The Fight Against Piracy Spreads Into the Indian Ocean

As the Gulf of Aden becomes safer, pirate attacks spread into the Indian Ocean.

ByABC News
September 9, 2009, 10:28 AM

DUBAI, Sept. 9, 2009 — -- A year after the U.S. Navy launched a concerted effort at curbing modern-day piracy, the seas are safer in the Gulf of Aden. But there is evidence that the success of the U.S. and its partner countries in the busy shipping lane has pushed the problem outward, as pirate attacks spread through the Red Sea and into the Indian Ocean.

"It's an undeniable fact, you're going to push the problem elsewhere. Enemies adapt, and pirates will adapt as well," said Jason Alderwick, a maritime safety expert with the International Institute for Security Studies.

For countries like the Seychelles, an island nation in East Africa that relies heavily on tourism, piracy has become a critical issue.

As the map of pirate attacks has expanded, the luxury yachts and commercial ships off its coast have become fresh prey. The result has been a maritime game of cat-and-mouse. In April the Seychelles arrested nine suspected pirates for the attempted hijacking of a cruise liner, and this fall the U.S. military plans to deploy unmanned drones in the Seychelles to deter piracy by air.

"There's going to clearly be a limit in terms of maritime intervention," said Alderwick. "They're probably reaching the best case scenario in what they can achieve."

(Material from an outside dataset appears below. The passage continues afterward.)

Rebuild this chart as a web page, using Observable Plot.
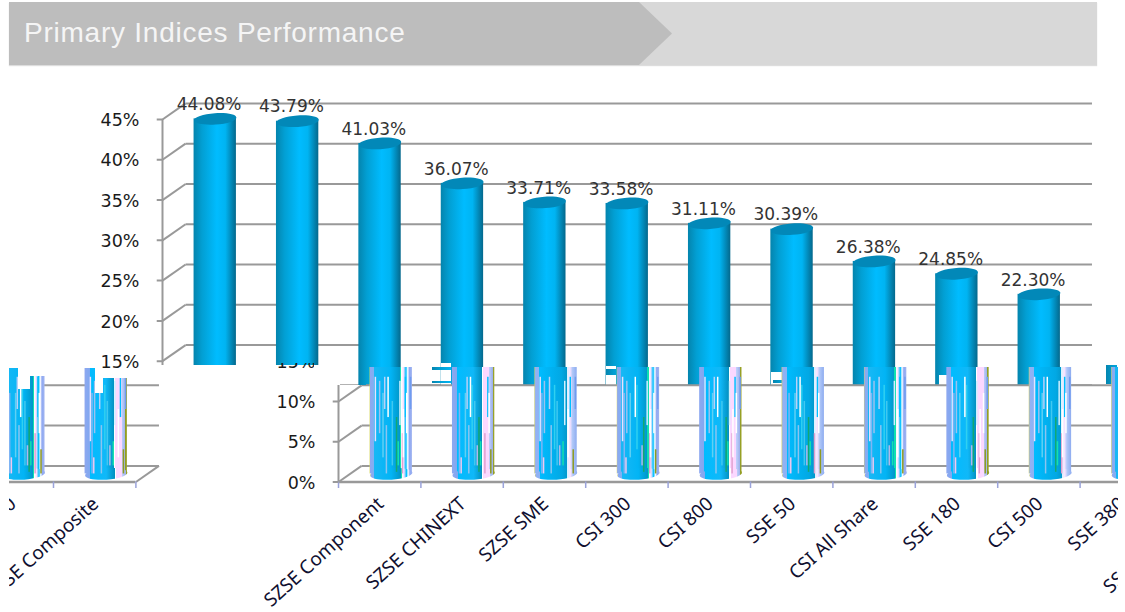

Since last year American warships, in partnership with the navies of more than a dozen countries, have patrolled and protected what's called the "Internationally Recommended Transit Corridor," a 464-mile, two-lane water highway through the Gulf of Aden. The approach has been a qualified success. The U.S. Navy says not a single vessel that has passed through the corridor has been hijacked since the patrols were launched in fall of 2008.

But ships traveling outside the lane are still prime targets. The busy shipping route, which lines the Horn of Africa and sees passage of more than 33,000 ships each year, had been riddled with attacks from Somali pirates – leading what the International Maritime Bureau (IMB) called "an unprecedented rise in maritime hijacking."